- _Your instructions_: From the first line of the listing below, retype each line up to and including the one with "from matplotlib.transforms import"; pictures stay out.

- _Records for the task_:

----------

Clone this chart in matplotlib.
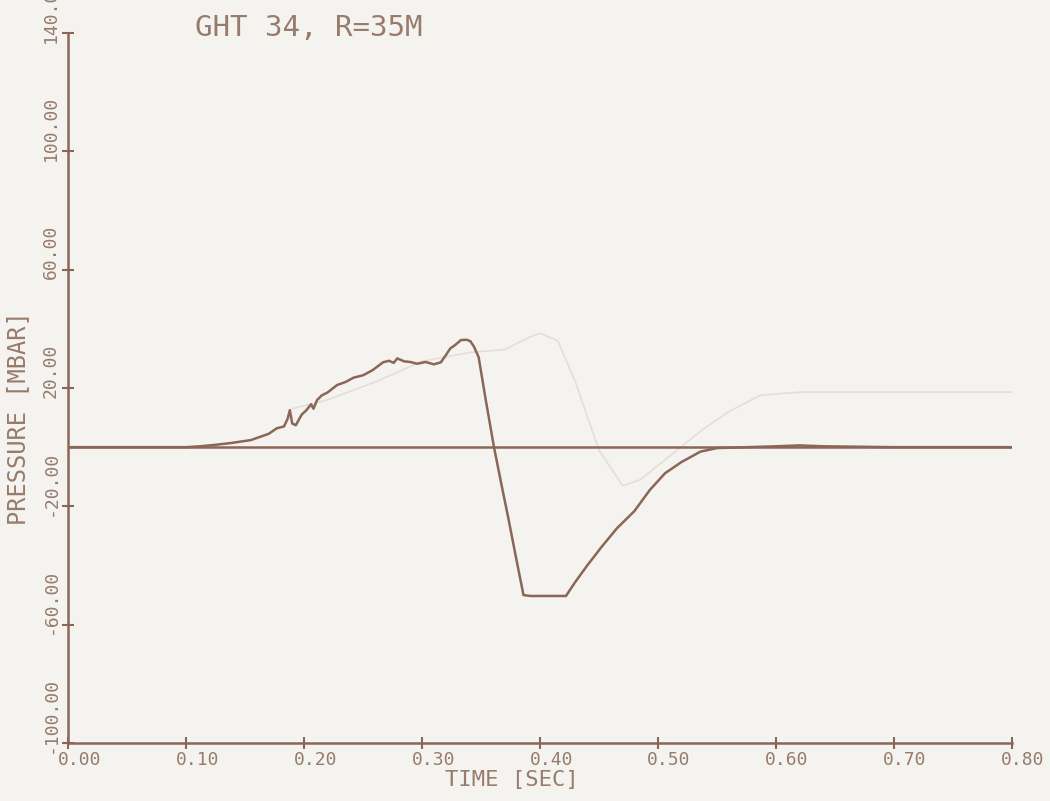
import matplotlib
matplotlib.use("Agg")
import matplotlib.pyplot as plt
from matplotlib.transforms import ScaledTranslation

# pressure trace, GHT 34 at R=35 m  (time in s, pressure in mbar)
time_s = [0.000, 0.100, 0.112, 0.125, 0.138, 0.155, 0.170, 0.177, 0.183, 0.186,
          0.188, 0.190, 0.193, 0.198, 0.202, 0.206, 0.208, 0.211, 0.215, 0.220,
          0.228, 0.235, 0.242, 0.250, 0.258, 0.267, 0.272, 0.276, 0.279, 0.285,
          0.290, 0.296, 0.303, 0.310, 0.316, 0.320, 0.324, 0.328, 0.333, 0.338,
          0.341, 0.344, 0.348, 0.354, 0.361, 0.367, 0.373, 0.380, 0.386, 0.392,
          0.422, 0.430, 0.440, 0.452, 0.465, 0.480, 0.493, 0.506, 0.520, 0.536,
          0.550, 0.600, 0.620, 0.640, 0.700, 0.800]
pressure = [0.0, 0.0, 0.3, 0.8, 1.4, 2.4, 4.5, 6.4, 7.0, 9.5,
            12.5, 8.0, 7.4, 11.0, 12.5, 14.5, 13.0, 15.9, 17.5, 18.5,
            21.0, 22.0, 23.5, 24.3, 26.0, 28.7, 29.2, 28.5, 30.0, 29.0,
            28.8, 28.2, 28.8, 28.0, 28.7, 31.0, 33.4, 34.5, 36.2, 36.3,
            35.8, 34.0, 30.4, 16.0, 0.0, -12.0, -23.7, -38.0, -50.0, -50.3,
            -50.3, -45.5, -40.0, -33.8, -27.5, -21.6, -14.5, -8.8, -5.0, -1.5,
            -0.3, 0.3, 0.6, 0.3, 0.0, 0.0]

# faint trace showing through from the back of the sheet
ghost_t = [0.190, 0.220, 0.260, 0.300, 0.340, 0.370, 0.390, 0.400, 0.415,
           0.430, 0.450, 0.470, 0.485, 0.510, 0.537, 0.560, 0.587, 0.620, 0.800]
ghost_p = [13.0, 16.0, 22.0, 29.0, 32.0, 33.0, 37.0, 38.5, 36.0,
           22.0, -1.0, -13.0, -11.0, -3.0, 5.7, 12.0, 17.6, 18.6, 18.6]

x_ticks = [0.0, 0.1, 0.2, 0.3, 0.4, 0.5, 0.6, 0.7, 0.8]
x_labels = ["0.00", "0.10", "0.20", "0.30", "0.40", "0.50", "0.60", "0.70", "0.80"]
y_ticks = [-100, -60, -20, 20, 60, 100, 140]
y_labels = ["-100.00", "-60.00", "-20.00", "20.00", "60.00", "100.00", "140.00"]

ink = "#8a6656"
text_ink = "#977c6c"
paper = "#f5f3f0"
mono = ["DejaVu Sans Mono"]

fig = plt.figure(figsize=(10.5, 8.01), dpi=100, facecolor=paper)
ax = fig.add_axes([0.0648, 0.0724, 0.899, 0.8864])
ax.set_facecolor(paper)

ax.plot(ghost_t, ghost_p, color="#e6ddd7", lw=1.2, zorder=1)
ax.axhline(0, color=ink, lw=1.8, zorder=2)
ax.plot(time_s, pressure, color=ink, lw=1.8, zorder=3)

ax.set_xlim(0, 0.8)
ax.set_ylim(-100, 140)
for s in ("top", "right"):
    ax.spines[s].set_visible(False)
for s in ("left", "bottom"):
    ax.spines[s].set_color(ink)
    ax.spines[s].set_linewidth(1.8)

ax.set_xticks(x_ticks)
ax.set_xticklabels(x_labels, family=mono, fontsize=13, color=text_ink)
ax.set_yticks(y_ticks)
ax.set_yticklabels(y_labels, family=mono, fontsize=13, color=text_ink,
                   rotation=90, va="bottom")
ax.tick_params(direction="inout", length=8, width=1.5, color=ink)
ax.tick_params(axis="x", pad=2)
ax.tick_params(axis="y", pad=2)

for lab in ax.get_xticklabels():
    lab.set_transform(lab.get_transform() + ScaledTranslation(8 / 72, 0, fig.dpi_scale_trans))
for lab in ax.get_yticklabels():
    lab.set_transform(lab.get_transform() + ScaledTranslation(0, -7 / 72, fig.dpi_scale_trans))

ax.set_xlabel("TIME [SEC]", family=mono, fontsize=16, color=text_ink)
ax.xaxis.set_label_coords(0.470, -0.038)
ax.set_ylabel("PRESSURE [MBAR]", family=mono, fontsize=17, color=text_ink)
ax.yaxis.set_label_coords(-0.040, 0.458)

fig.text(195 / 1050, 1 - 28 / 801, "GHT 34, R=35M", family=mono, fontsize=21,
         color=text_ink, va="center", ha="left")

fig.savefig("out.png", dpi=100, facecolor=paper)
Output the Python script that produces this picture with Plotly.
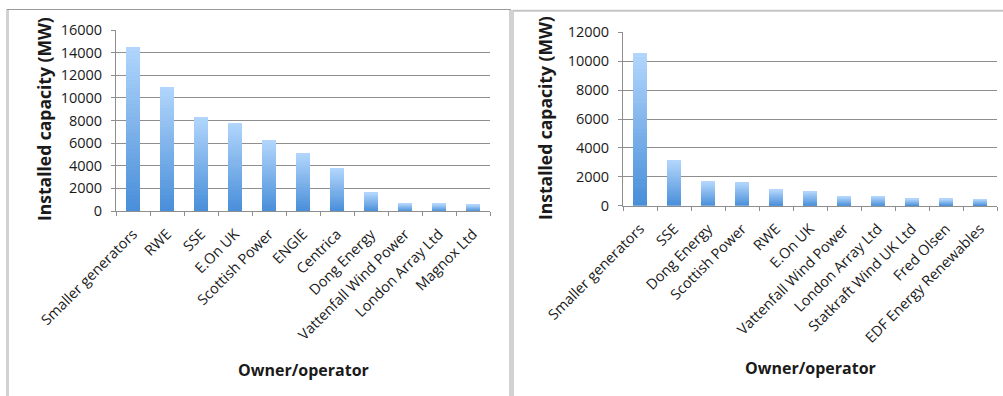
import plotly.graph_objects as go

# Canvas size in pixels
W, H = 1003, 396

# Largest electricity generators by installed capacity
owners_all = ["Smaller generators", "RWE", "SSE", "E.On UK", "Scottish Power",
              "ENGIE", "Centrica", "Dong Energy", "Vattenfall Wind Power",
              "London Array Ltd", "Magnox Ltd"]
capacity_all = [14500, 11000, 8300, 7800, 6250, 5100, 3750, 1620, 680, 650, 560]

# Largest renewable generators by installed capacity
owners_renew = ["Smaller generators", "SSE", "Dong Energy", "Scottish Power", "RWE",
                "E.On UK", "Vattenfall Wind Power", "London Array Ltd",
                "Statkraft Wind UK Ltd", "Fred Olsen", "EDF Energy Renewables"]
capacity_renew = [10550, 3110, 1620, 1590, 1090, 970, 620, 630, 460, 450, 440]

yticks_all = [0, 2000, 4000, 6000, 8000, 10000, 12000, 14000, 16000]
yticks_renew = [0, 2000, 4000, 6000, 8000, 10000, 12000]

FONT = "Open Sans"
TEXT = "#1a1a1a"
GRID = "#8e8e8e"
TOP_RGB = (178, 214, 252)
BOTTOM_RGB = (72, 142, 217)
STEPS = 40


def px_x(x):
    return x / W


def px_y(y):
    return 1 - y / H


def shade(t):
    r, g, b = (round(BOTTOM_RGB[i] + (TOP_RGB[i] - BOTTOM_RGB[i]) * t) for i in range(3))
    return f"rgb({r},{g},{b})"


fig = go.Figure()


def add_gradient_bars(cats, vals, xa, ya):
    # each bar is stacked from thin slices, dark at the base and light at the top
    for k in range(STEPS):
        fig.add_trace(go.Bar(
            x=cats, y=[v / STEPS for v in vals], xaxis=xa, yaxis=ya,
            marker=dict(color=shade((k + 0.5) / STEPS), line=dict(width=0)),
            showlegend=False, hoverinfo="skip",
        ))


add_gradient_bars(owners_all, capacity_all, "x", "y")
add_gradient_bars(owners_renew, capacity_renew, "x2", "y2")

xcommon = dict(
    type="category", showgrid=False, showline=True, linecolor=GRID, linewidth=1,
    ticks="outside", tickson="boundaries", ticklen=4, tickcolor=GRID,
    tickangle=-45, tickfont=dict(family=FONT, size=14.5, color=TEXT),
    ticklabelstandoff=8, zeroline=False, fixedrange=True, automargin=False,
)
ycommon = dict(
    showgrid=True, gridcolor=GRID, gridwidth=1, showline=True, linecolor=GRID,
    linewidth=1, ticks="outside", ticklen=4, tickcolor=GRID, zeroline=False,
    tickfont=dict(family=FONT, size=14.5, color=TEXT), ticklabelstandoff=6,
    tickformat="d", fixedrange=True, automargin=False,
)

fig.update_layout(
    width=W, height=H, margin=dict(l=0, r=0, t=0, b=0),
    paper_bgcolor="white", plot_bgcolor="white",
    barmode="stack", bargap=0.59,
    xaxis=dict(xcommon, domain=[px_x(116), px_x(490)], anchor="y",
               categoryorder="array", categoryarray=owners_all),
    yaxis=dict(ycommon, domain=[px_y(211), px_y(30)], anchor="x",
               range=[0, 16000], tickvals=yticks_all),
    xaxis2=dict(xcommon, domain=[px_x(623), px_x(997)], anchor="y2",
                categoryorder="array", categoryarray=owners_renew),
    yaxis2=dict(ycommon, domain=[px_y(205.7), px_y(32.3)], anchor="x2",
                range=[0, 12000], tickvals=yticks_renew),
)

xtitle_font = dict(family=FONT, size=16, color=TEXT, weight="bold")
ytitle_font = dict(family=FONT, size=17.5, color=TEXT, weight="bold")
for xc, yc in [(303, 370), (810, 368)]:
    fig.add_annotation(text="Owner/operator", x=px_x(xc), y=px_y(yc), xref="paper",
                       yref="paper", showarrow=False, font=xtitle_font,
                       xanchor="center", yanchor="middle")
for xc, yc in [(44, 119), (545, 118)]:
    fig.add_annotation(text="Installed capacity (MW)", x=px_x(xc), y=px_y(yc),
                       xref="paper", yref="paper", showarrow=False, font=ytitle_font,
                       textangle=-90, xanchor="center", yanchor="middle")

# panel frames
frame_light = "#d2d2d2"
frame_dark = "#9a9a9a"
shapes = [
    dict(type="line", x0=px_x(7.5), x1=px_x(7.5), y0=px_y(9), y1=px_y(H),
         line=dict(color=frame_light, width=3)),
    dict(type="line", x0=px_x(7), x1=px_x(511), y0=px_y(9.5), y1=px_y(9.5),
         line=dict(color=frame_dark, width=1)),
    dict(type="line", x0=px_x(511.5), x1=px_x(511.5), y0=px_y(10), y1=px_y(H),
         line=dict(color=frame_light, width=5)),
    dict(type="line", x0=px_x(513), x1=px_x(W), y0=px_y(10.8), y1=px_y(10.8),
         line=dict(color="#c4c4c4", width=2)),
]
for s in shapes:
    s.update(xref="paper", yref="paper")
fig.update_layout(shapes=shapes)

fig.write_html("out.html")
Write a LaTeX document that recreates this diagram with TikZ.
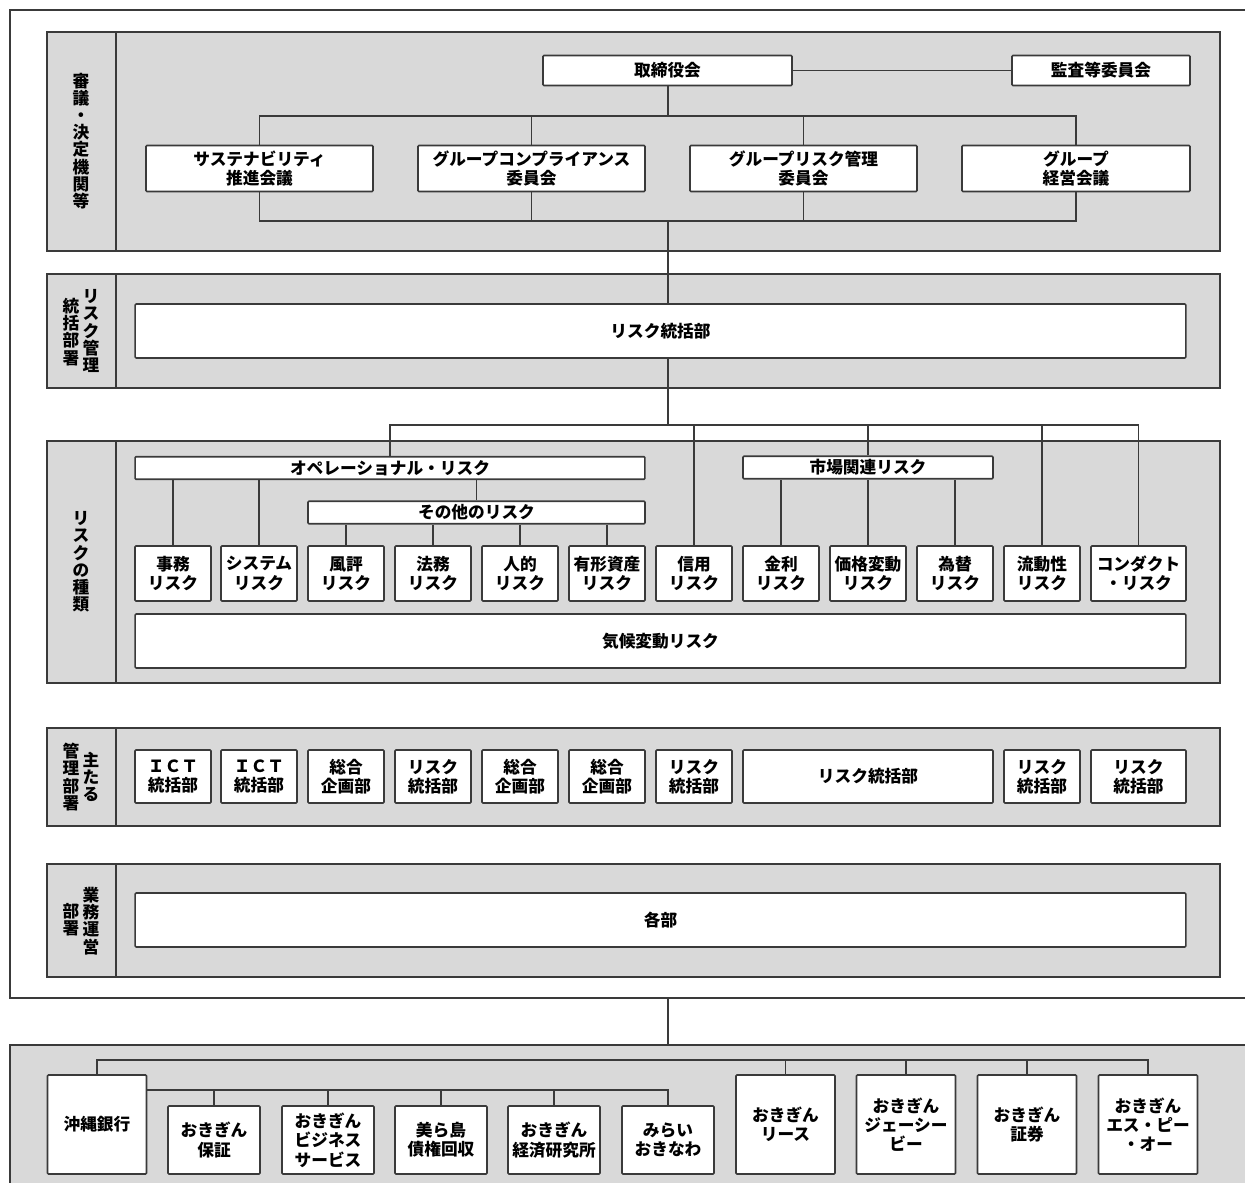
\documentclass[tikz,border=0pt]{standalone}
\usepackage{fontspec}
\setmainfont{Noto Sans CJK JP}
\usepackage{tikz}
\definecolor{bandgray}{HTML}{D9D9D9}
\definecolor{edge}{HTML}{3A3A3A}
\tikzset{
  band/.style={draw=edge, fill=bandgray, line width=0.9pt},
  link/.style={draw=edge, line width=0.7pt},
  box/.style={draw=edge, fill=white, line width=0.9pt, rounded corners=0.6pt, align=center, inner sep=0pt,
    font=\fontsize{9.5}{11}\selectfont\bfseries},
  tag/.style={align=center, inner sep=0pt, font=\fontsize{9.5}{9.8}\selectfont\bfseries},
  council/.style={box, minimum width=4.54cm, minimum height=0.92cm},
  small/.style={box, minimum width=1.52cm, minimum height=1.1cm},
  wide/.style={box, minimum width=21.02cm, minimum height=1.08cm},
  strip/.style={box, minimum height=0.45cm},
  firm/.style={box, minimum width=1.98cm, minimum height=1.98cm},
  sub/.style={box, minimum width=1.84cm, minimum height=1.36cm},
}
\begin{document}
\begin{tikzpicture}[x=0.02cm, y=-0.02cm]
  \useasboundingbox (0,0) rectangle (1245,1183);
  \clip (0,0) rectangle (1245,1183);
  \draw[link, line width=0.9pt] (1270,10) -| (10,998) -- (1270,998);
  \draw[band] (10,1045) rectangle (1270,1210);
  \foreach \ya/\yb in {32/251, 274/388, 441/683, 728/826, 864/977} {
    \draw[band] (47,\ya) rectangle (1220,\yb);
    \draw[band] (116,\ya) -- (116,\yb);
  }
  \node[tag] (t1) at (81,141) {審\\議\\・\\決\\定\\機\\関\\等};
  \node[tag] (t2a) at (91,331) {リ\\ス\\ク\\管\\理};
  \node[tag] (t2b) at (71,332) {統\\括\\部\\署};
  \node[tag] (t3) at (81,562) {リ\\ス\\ク\\の\\種\\類};
  \node[tag] (t4a) at (91,777) {主\\た\\る};
  \node[tag] (t4b) at (71,777) {管\\理\\部\\署};
  \node[tag] (t5a) at (91,921) {業\\務\\運\\営};
  \node[tag] (t5b) at (71,920) {部\\署};

  \node[box, minimum width=4.98cm, minimum height=0.6cm] (board) at (667.5,70.5) {取締役会};
  \node[box, minimum width=3.56cm, minimum height=0.6cm] (audit) at (1101,70.5) {監査等委員会};
  \node[council] (sust) at (259.5,168.5) {サステナビリティ\\推進会議};
  \node[council] (comp) at (531.5,168.5) {グループコンプライアンス\\委員会};
  \node[council] (grisk) at (803.5,168.5) {グループリスク管理\\委員会};
  \node[council, minimum width=4.56cm] (gmgmt) at (1076,168.5) {グループ\\経営会議};

  \node[wide] (rdept) at (660.5,331) {リスク統括部};

  \node[strip, minimum width=10.2cm] (ope) at (390,468) {オペレーショナル・リスク};
  \node[strip, minimum width=6.74cm] (other) at (476.5,512.5) {その他のリスク};
  \node[strip, minimum width=5cm] (market) at (868,467.5) {市場関連リスク};
  \node[small] (jimu) at (173,573.5) {事務\\リスク};
  \node[small] (system) at (259,573.5) {システム\\リスク};
  \node[small] (fuhyo) at (346,573.5) {風評\\リスク};
  \node[small] (homu) at (433,573.5) {法務\\リスク};
  \node[small] (jinteki) at (520,573.5) {人的\\リスク};
  \node[small] (yukei) at (607,573.5) {有形資産\\リスク};
  \node[small] (credit) at (694,573.5) {信用\\リスク};
  \node[small] (kinri) at (781,573.5) {金利\\リスク};
  \node[small] (kakaku) at (868,573.5) {価格変動\\リスク};
  \node[small] (kawase) at (955,573.5) {為替\\リスク};
  \node[small] (liq) at (1042,573.5) {流動性\\リスク};
  \node[small, minimum width=1.9cm] (cond) at (1138.5,573.5) {コンダクト\\・リスク};
  \node[wide] (climate) at (660.5,641) {気候変動リスク};

  \node[small, minimum height=1.06cm] (m1) at (173,776.5) {ＩＣＴ\\統括部};
  \node[small, minimum height=1.06cm] (m2) at (259,776.5) {ＩＣＴ\\統括部};
  \node[small, minimum height=1.06cm] (m3) at (346,776.5) {総合\\企画部};
  \node[small, minimum height=1.06cm] (m4) at (433,776.5) {リスク\\統括部};
  \node[small, minimum height=1.06cm] (m5) at (520,776.5) {総合\\企画部};
  \node[small, minimum height=1.06cm] (m6) at (607,776.5) {総合\\企画部};
  \node[small, minimum height=1.06cm] (m7) at (694,776.5) {リスク\\統括部};
  \node[small, minimum height=1.06cm, minimum width=5cm] (m8) at (868,776.5) {リスク統括部};
  \node[small, minimum height=1.06cm] (m9) at (1042,776.5) {リスク\\統括部};
  \node[small, minimum height=1.06cm, minimum width=1.9cm] (m10) at (1138.5,776.5) {リスク\\統括部};

  \node[wide] (each) at (660.5,920) {各部};

  \node[firm] (bank) at (97,1124.5) {沖縄銀行};
  \node[sub] (guar) at (214,1140) {おきぎん\\保証};
  \node[sub] (biz) at (328,1140) {おきぎん\\ビジネス\\サービス};
  \node[sub] (chura) at (441,1140) {美ら島\\債権回収};
  \node[sub] (lab) at (554,1140) {おきぎん\\経済研究所};
  \node[sub] (mirai) at (668,1140) {みらい\\おきなわ};
  \node[firm] (lease) at (785.5,1124.5) {おきぎん\\リース};
  \node[firm] (jcb) at (906,1124.5) {おきぎん\\ジェーシー\\ビー};
  \node[firm] (sec) at (1027,1124.5) {おきぎん\\証券};
  \node[firm] (spo) at (1148,1124.5) {おきぎん\\エス・ピー\\・オー};

  \coordinate (top) at (668,116);
  \coordinate (low) at (668,221);
  \coordinate (mid) at (668,425);
  \coordinate (out) at (668,998);
  \coordinate (in) at (668,1045);
  \coordinate (gbus) at (0,1060);
  \coordinate (sbus) at (0,1090);

  \draw[link] (board) -- (audit);
  \draw[link] (board.south -| top) -- (top);
  \draw[link] (sust.north) |- (top) -| (gmgmt.north);
  \draw[link] (comp.north) -- (comp.north |- top);
  \draw[link] (grisk.north) -- (grisk.north |- top);
  \draw[link] (sust.south) |- (low) -| (gmgmt.south);
  \draw[link] (comp.south) -- (comp.south |- low);
  \draw[link] (grisk.south) -- (grisk.south |- low);
  \draw[link] (low) -- (low |- rdept.north);

  \draw[link] (mid |- rdept.south) -- (mid);
  \draw[link] (ope.north) |- (mid) -| (cond.north);
  \draw[link] (credit.north) -- (credit.north |- mid);
  \draw[link] (market.north) -- (market.north |- mid);
  \draw[link] (liq.north) -- (liq.north |- mid);
  \foreach \n in {jimu, system, other}
    \draw[link] (\n.north) -- (\n.north |- ope.south);
  \foreach \n in {fuhyo, homu, jinteki, yukei}
    \draw[link] (\n.north) -- (\n.north |- other.south);
  \foreach \n in {kinri, kakaku, kawase}
    \draw[link] (\n.north) -- (\n.north |- market.south);

  \draw[link] (out) -- (in);
  \draw[link] (bank.north) |- (gbus -| spo.north) -- (spo.north);
  \foreach \n in {lease, jcb, sec}
    \draw[link] (\n.north) -- (\n.north |- gbus);
  \draw[link] (bank.east |- sbus) -| (mirai.north);
  \foreach \n in {guar, biz, chura, lab}
    \draw[link] (\n.north) -- (\n.north |- sbus);
\end{tikzpicture}
\end{document}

----------

- _The result_:
Clone this chart in matplotlib.
import matplotlib
matplotlib.use("Agg")
import matplotlib.pyplot as plt
from matplotlib.transforms import ScaledTranslation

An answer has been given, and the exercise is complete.